The SS Cartagena now lies upright in approximately 35m of water 6 miles off the N.E. coast of Anglesey. In July 2009 Duncan organised an expedition to dive this wreck as part of his Advanced Diver practical. However on the day of the dive the sea conditions were too rough to complete the dive and so we had to dive plan "B", which left us with some unfinished business. With better weather in prospect we had another go on Sept 13 and we managed to get out and shot the wreck in time for slack.

Descending the shot we realised how good the visibility was and at 20m we could easily see the wreck outline from above, absolutely covered with plumose and dead mans fingers.

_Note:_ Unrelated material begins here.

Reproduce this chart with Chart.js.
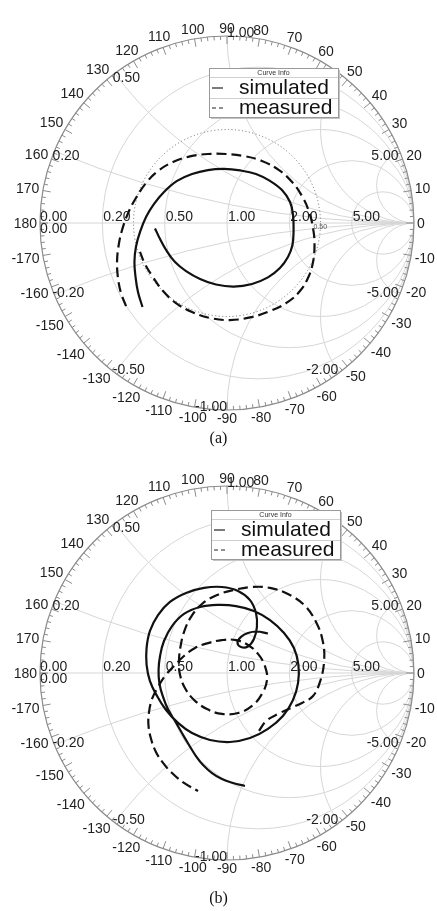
<!DOCTYPE html>
<html>
<head>
<meta charset="utf-8">
<script src="https://cdn.jsdelivr.net/npm/chart.js@4.4.0/dist/chart.umd.min.js"></script>
<style>
html,body{margin:0;padding:0;background:#fff;}
#wrap{position:relative;width:437px;height:911px;overflow:hidden;background:#fff;}
canvas{position:absolute;left:0;}
.cap{position:absolute;left:0;width:437px;text-align:center;font-family:"Liberation Serif","Times New Roman",serif;font-size:16px;line-height:20px;color:#111;}
</style>
</head>
<body>
<div id="wrap">
<canvas id="chartA" width="437" height="450" style="top:0px"></canvas>
<canvas id="chartB" width="437" height="461" style="top:450px"></canvas>
<div class="cap" style="top:428px">(a)</div>
<div class="cap" style="top:888px">(b)</div>
</div>
<script>
// ---------------- data (reflection coefficient, real / imaginary parts) ----------------
const seriesNames = ['simulated', 'measured'];
const legendTitle = 'Curve Info';
const resistanceTicks = [0, 0.2, 0.5, 1, 2, 5];
const reactanceTicks = [0.2, 0.5, 1, 2, 5];
const angleTicks = [0,10,20,30,40,50,60,70,80,90,100,110,120,130,140,150,160,170,180,
  -170,-160,-150,-140,-130,-120,-110,-100,-90,-80,-70,-60,-50,-40,-30,-20,-10];
const vswrCircleA = 0.5;

// (a) simulated
const simA_re = [-0.452,-0.476,-0.489,-0.495,-0.487,-0.465,-0.433,-0.390,-0.337,-0.267,-0.187,-0.102,-0.016,0.070,0.155,0.230,0.294,0.337,0.353,0.356,0.350,0.326,0.283,0.219,0.134,0.037,-0.059,-0.144,-0.219,-0.278,-0.326,-0.358,-0.385];
const simA_im = [-0.449,-0.369,-0.289,-0.209,-0.128,-0.048,0.032,0.102,0.166,0.225,0.262,0.283,0.289,0.281,0.262,0.225,0.176,0.112,0.043,-0.037,-0.118,-0.182,-0.241,-0.291,-0.326,-0.340,-0.329,-0.299,-0.257,-0.209,-0.144,-0.086,-0.029];
// (a) measured
const measA_re = [-0.540,-0.567,-0.583,-0.588,-0.580,-0.561,-0.529,-0.487,-0.433,-0.369,-0.289,-0.198,-0.102,-0.005,0.091,0.187,0.278,0.348,0.401,0.439,0.460,0.468,0.460,0.433,0.390,0.326,0.230,0.123,0.016,-0.091,-0.187,-0.273,-0.342,-0.396,-0.439,-0.473];
const measA_im = [-0.444,-0.374,-0.294,-0.209,-0.123,-0.037,0.053,0.134,0.214,0.278,0.326,0.356,0.369,0.369,0.358,0.332,0.283,0.219,0.144,0.059,-0.027,-0.112,-0.209,-0.294,-0.364,-0.422,-0.471,-0.505,-0.519,-0.508,-0.476,-0.428,-0.364,-0.289,-0.219,-0.134];
// (b) simulated
const simB_re = [0.096,0.032,-0.027,-0.080,-0.128,-0.166,-0.203,-0.241,-0.278,-0.316,-0.342,-0.361,-0.366,-0.358,-0.337,-0.294,-0.230,-0.144,-0.048,0.048,0.144,0.230,0.305,0.358,0.382,0.380,0.353,0.299,0.219,0.123,0.016,-0.091,-0.187,-0.262,-0.326,-0.374,-0.412,-0.430,-0.430,-0.412,-0.369,-0.305,-0.219,-0.123,-0.027,0.059,0.123,0.155,0.160,0.144,0.112,0.075,0.056,0.075,0.112,0.160,0.219];
const simB_im = [-0.604,-0.588,-0.567,-0.535,-0.492,-0.444,-0.385,-0.321,-0.257,-0.193,-0.128,-0.059,0.016,0.091,0.171,0.251,0.316,0.353,0.364,0.358,0.332,0.283,0.214,0.134,0.043,-0.053,-0.144,-0.230,-0.299,-0.348,-0.369,-0.358,-0.321,-0.267,-0.198,-0.123,-0.043,0.043,0.134,0.225,0.310,0.380,0.428,0.455,0.460,0.439,0.390,0.321,0.246,0.182,0.142,0.139,0.163,0.193,0.214,0.222,0.211];
// (b) measured
const measB_re = [0.171,0.209,0.273,0.342,0.401,0.460,0.497,0.519,0.513,0.476,0.412,0.326,0.230,0.134,0.037,-0.053,-0.134,-0.193,-0.230,-0.249,-0.257,-0.251,-0.225,-0.176,-0.107,-0.027,0.059,0.134,0.187,0.214,0.203,0.166,0.112,0.048,-0.027,-0.102,-0.171,-0.230,-0.283,-0.332,-0.369,-0.401,-0.417,-0.420,-0.406,-0.380,-0.342,-0.294,-0.230,-0.155];
const measB_im = [-0.310,-0.257,-0.219,-0.187,-0.160,-0.123,-0.048,0.059,0.166,0.273,0.364,0.422,0.455,0.460,0.444,0.417,0.369,0.299,0.219,0.139,0.059,-0.011,-0.080,-0.144,-0.193,-0.219,-0.214,-0.176,-0.112,-0.037,0.037,0.102,0.150,0.176,0.176,0.160,0.134,0.091,0.037,-0.016,-0.075,-0.139,-0.209,-0.278,-0.353,-0.422,-0.481,-0.535,-0.588,-0.631];

// ---------------- layout / style ----------------
const W = 437, CX = 227, CY = 223, RAD = 187;
const FONT = '"Liberation Sans", Arial, Helvetica, sans-serif';
const TXT = '#1e1e1e';

const smithPlugin = {
  id: 'smith',
  beforeDatasetsDraw(chart, args, o) {
    const ctx = chart.ctx, xs = chart.scales.x, ys = chart.scales.y;
    const px = v => xs.getPixelForValue(v), py = v => ys.getPixelForValue(v);
    const cx = px(0), cy = py(0), R = px(1) - cx;
    ctx.save();
    ctx.beginPath(); ctx.arc(cx, cy, R, 0, Math.PI * 2); ctx.clip();
    ctx.strokeStyle = '#d6d6d6'; ctx.lineWidth = 1;
    resistanceTicks.forEach(r => {
      if (r <= 0) return;
      ctx.beginPath(); ctx.arc(px(r / (1 + r)), cy, R / (1 + r), 0, Math.PI * 2); ctx.stroke();
    });
    reactanceTicks.forEach(x => [1, -1].forEach(s => {
      ctx.beginPath(); ctx.arc(px(1), py(s / x), R / x, 0, Math.PI * 2); ctx.stroke();
    }));
    ctx.beginPath(); ctx.moveTo(cx - R, cy); ctx.lineTo(cx + R, cy); ctx.stroke();
    if (o.vswr) {
      ctx.strokeStyle = '#6a6a6a'; ctx.setLineDash([1, 2.5]);
      ctx.beginPath(); ctx.arc(cx, cy, px(o.vswr) - cx, 0, Math.PI * 2); ctx.stroke();
      ctx.setLineDash([]);
      ctx.fillStyle = '#555'; ctx.font = '7px ' + FONT; ctx.textAlign = 'left'; ctx.textBaseline = 'middle';
      ctx.fillText(o.vswr.toFixed(2), px(o.vswr) - 7, cy + 4);
    }
    ctx.restore();

    // outer circle + ticks
    ctx.save();
    ctx.strokeStyle = '#8c8c8c'; ctx.lineWidth = 1.2;
    ctx.beginPath(); ctx.arc(cx, cy, R, 0, Math.PI * 2); ctx.stroke();
    ctx.lineWidth = 1; ctx.beginPath();
    for (let a = 0; a < 360; a += 2) {
      const t = a * Math.PI / 180, L = (a % 10 === 0) ? 8 : 4;
      ctx.moveTo(cx + R * Math.cos(t), cy - R * Math.sin(t));
      ctx.lineTo(cx + (R - L) * Math.cos(t), cy - (R - L) * Math.sin(t));
    }
    ctx.stroke();

    // angle labels
    ctx.fillStyle = TXT; ctx.font = '14px ' + FONT; ctx.textAlign = 'center'; ctx.textBaseline = 'middle';
    angleTicks.forEach(a => {
      const t = a * Math.PI / 180, s = String(a), w = ctx.measureText(s).width;
      const d = R + 3 + (w / 2) * Math.abs(Math.cos(t)) + 5 * Math.abs(Math.sin(t));
      ctx.fillText(s, cx + d * Math.cos(t), cy - d * Math.sin(t) + 1);
    });

    // resistance labels on the real axis
    ctx.textAlign = 'left';
    resistanceTicks.forEach(r => {
      const g = (r - 1) / (r + 1);
      ctx.fillText(r.toFixed(2), px(g) + (r === 0 ? 0 : 1), cy - 5.5);
    });
    ctx.fillText((0).toFixed(2), px(-1), cy + 6.5);

    // reactance labels on the rim
    reactanceTicks.forEach(x => [1, -1].forEach(s => {
      const xv = s * x, re = (xv * xv - 1) / (xv * xv + 1), im = 2 * xv / (xv * xv + 1);
      const X = px(re), Y = py(im), txt = (s < 0 ? '-' : '') + x.toFixed(2);
      if (Math.abs(re) < 0.1) {
        ctx.textAlign = s > 0 ? 'left' : 'right';
        ctx.fillText(txt, X, Y - 3);
      } else if (re < 0) {
        ctx.textAlign = 'left';
        ctx.fillText(txt, X - 2, Y + (s > 0 ? 5 : -2));
      } else {
        ctx.textAlign = 'right';
        ctx.fillText(txt, X - 1, Y + (s > 0 ? 5 : -2));
      }
    }));
    ctx.restore();
  },
  afterDatasetsDraw(chart, args, o) {
    const ctx = chart.ctx, b = o.box;
    if (!b) return;
    const w = 129, h = 49;
    ctx.save();
    ctx.fillStyle = '#c4c4c4'; ctx.fillRect(b.x + 2, b.y + 2, w, h);
    ctx.fillStyle = '#fff'; ctx.fillRect(b.x, b.y, w, h);
    ctx.strokeStyle = '#9a9a9a'; ctx.lineWidth = 1;
    ctx.strokeRect(b.x + 0.5, b.y + 0.5, w, h);
    ctx.strokeStyle = '#cfcfcf';
    ctx.beginPath();
    ctx.moveTo(b.x + 1, b.y + 9.5); ctx.lineTo(b.x + w, b.y + 9.5);
    ctx.moveTo(b.x + 1, b.y + 30.5); ctx.lineTo(b.x + w, b.y + 30.5);
    ctx.stroke();
    ctx.fillStyle = '#333'; ctx.font = '7px ' + FONT; ctx.textAlign = 'center'; ctx.textBaseline = 'middle';
    ctx.fillText(legendTitle, b.x + w / 2, b.y + 5);
    ctx.strokeStyle = '#222'; ctx.lineWidth = 1.2;
    ctx.beginPath(); ctx.moveTo(b.x + 3, b.y + 20); ctx.lineTo(b.x + 14, b.y + 20); ctx.stroke();
    ctx.setLineDash([4, 3]);
    ctx.beginPath(); ctx.moveTo(b.x + 3, b.y + 40); ctx.lineTo(b.x + 15, b.y + 40); ctx.stroke();
    ctx.setLineDash([]);
    ctx.fillStyle = '#111'; ctx.font = '21px ' + FONT; ctx.textAlign = 'left';
    ctx.fillText(chart.data.datasets[0].label, b.x + 30, b.y + 20);
    ctx.fillText(chart.data.datasets[1].label, b.x + 30, b.y + 40);
    ctx.restore();
  }
};

function buildChart(id, H, sim, meas, opts) {
  const pts = (re, im) => re.map((v, i) => ({ x: v, y: im[i] }));
  return new Chart(document.getElementById(id), {
    type: 'scatter',
    data: {
      datasets: [
        { label: seriesNames[0], data: pts(sim[0], sim[1]), showLine: true, borderColor: '#111',
          borderWidth: 2.2, pointRadius: 0, tension: 0.4, fill: false },
        { label: seriesNames[1], data: pts(meas[0], meas[1]), showLine: true, borderColor: '#111',
          borderWidth: 2.2, borderDash: [10, 5], pointRadius: 0, tension: 0.4, fill: false }
      ]
    },
    options: {
      responsive: false, animation: false, devicePixelRatio: 1,
      layout: { padding: 0 },
      scales: {
        x: { type: 'linear', display: false, min: -CX / RAD, max: (W - CX) / RAD },
        y: { type: 'linear', display: false, min: -(H - CY) / RAD, max: CY / RAD }
      },
      plugins: { legend: { display: false }, tooltip: { enabled: false }, smith: opts }
    },
    plugins: [smithPlugin]
  });
}

buildChart('chartA', 450, [simA_re, simA_im], [measA_re, measA_im], { vswr: vswrCircleA, box: { x: 209, y: 68 } });
buildChart('chartB', 461, [simB_re, simB_im], [measB_re, measB_im], { vswr: 0, box: { x: 211, y: 60 } });
</script>
</body>
</html>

The shot went right over the stern rail and we followed this to the rudder where we said hello to a smallish lobster. A quick scout around here and back up to the deck on starboard side moving forwards towards the bows. The main crew quarters were in the forecastle and we had a look in via a hole in the starboard side. We then swam back down the port rail to have a look into the masters cabin where there is a toilet near the entrance. After that back to the shot on the stern to deco before surfacing.

What a lovely dive, the size of the wreck meant that we could get round the whole of the outside in 1 dive. In 10m viz we could see a lot of life, bib pollack etc swimming just off it. Who would have thought of such a nice dive off the coast of Anglesey. So it was smiles all round on the way back up. It was also the most adventurous dive that we have done off our boat for some time. I do not think anyone would have dared to venture 6 miles from shore on the old engine (grant money well spent). I for one am looking for a few more adventurous dives from our boat next year.

Thanks to Duncan for organising the trips and that early start. Thanks to MonaLisa for the boat handling.

References

  • Most of the information about the Cartagena's history was taken from the Board of Trade Wreck Report.
  • Chester Sub-aqua Club were the first to correctly locate the Cartagena, and A Tale of Two Shipwrecks, the story of its discovery makes an interesting read.